The formidable Tommy Lee Jones lets go with three choice comments during an interview with 02138‘s Richard Bradley — about Iraq and the draft, righties pushing for the building a border fence between the U.S. and Mexico, and the meaning of the ending of No Country for Old Men.
(1) Draft/Iraq: “About eight months ago, [New York Democratic congressman] Charlie Rangel came out advocating the reinstitution of the draft, and people were shocked. ‘Congressman Rangel,’ they said, ‘why would you argue for the reinstitution of the draft?’ He said, ‘It’s very simple. We have a volunteer army. We’re sending ’em back tour after tour after tour. We’re running our military into the ground, and if we would just reinstitute the draft so that it had some impact on American people — those who don’t do a lot of thinking — this war would be over in six months.’
“[And] think that’s right. We had the draft in ’68, we had a bullshit war, and it ultimately ended. And there were terrific repercussions throughout the government. The Bush administration has escaped those repercussions because the American people have a way to turn their head and say, “It doesn’t really affect my family. My daughter is in no threat of having her legs blown off. My son is in no threat of coming back with no face, no ears, no nose — because he didn’t volunteer.”

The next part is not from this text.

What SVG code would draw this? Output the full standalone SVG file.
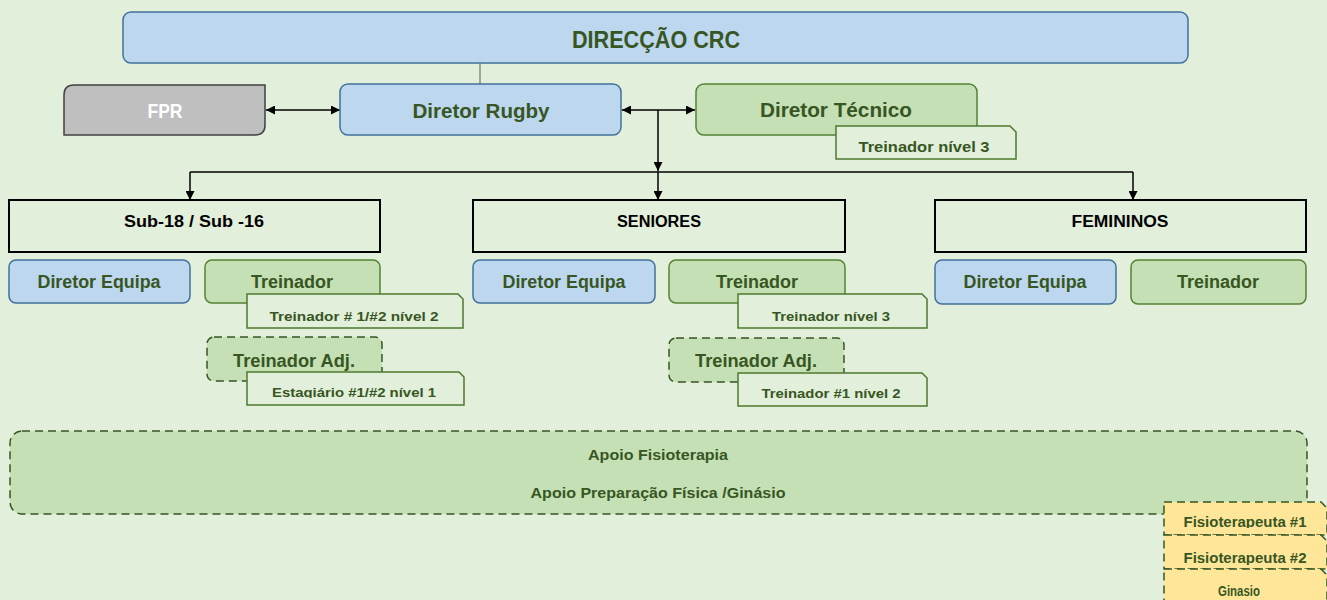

“If somebody were making them incur those risks, the votership might change radically.”
(2) Border Fence: “The idea of a fence between El Paso and Brownsville bears all the credibility and seriousness of flying saucers from Mars or leprechauns. Or any manner of malicious, paranoid superstition. In other words, it’s bullshit.
“[You hear the talk] and the talk is worth headlines, the talk is worth attention, and that might lead to votes. It’s a predatory approach to democracy by those who would instill fear and then propose themselves as a solution. It’s very destructive. Very, very destructive. And it’s the perfectly wrong thing to do.
“First of all, it won’t work. You can’t build a fence that I cannot get over, through, or under if I want to go to Mexico. In that [border] country, you cannot do it. It’s a complete folly. Ecologically, it’s a complete disaster, and sociologically, it’s a complete disaster. It’s an act of fascist madness.
“And the people who are being appealed to, the voterships that are removed from that country, are being spoken to as if it’s time to fence their backyard so the stray dog doesn’t get in. ‘Okay, let’s just build a fence.’ That’s as far removed from reality as can be, and entirely cynical by those who would manipulate these people. It’s a sad day for the democratic process to see people manipulated through fear and insecurity.”
(2) About No Country: “So there’s a lot of different ways of thinking about morality, is what we were saying last, and the conventional way is not always the right way. Morality might be bigger than you are. And I think the human being needs — I don’t know if he deserves, but needs — frequent reminders that the world ain’t flat and he’s not living in the center of the universe. I think that’s an important part about the last few moments in the movie.
“You’re asking me now about the last scene, which is essentially a speech by Ed Tom Bell recounting dreams about his father. And you have the feeling that Ed Tom is thinking about hope, about the future, and that no matter what evil might have transpired, or no matter what opportunities were lost for communication between father and son, or between brother and brother, sister and brother, that somewhere off ahead through the darkness and cold there’s a father who carried fire to create a warm place to welcome you. And that keeps you going, because you know he’ll be there.
“And after describing that beautiful picture, Ed Tom says, ‘And then I woke up.’ So, as always with Cormac, the question becomes more important than the answer. Was that dream an illusion or not?”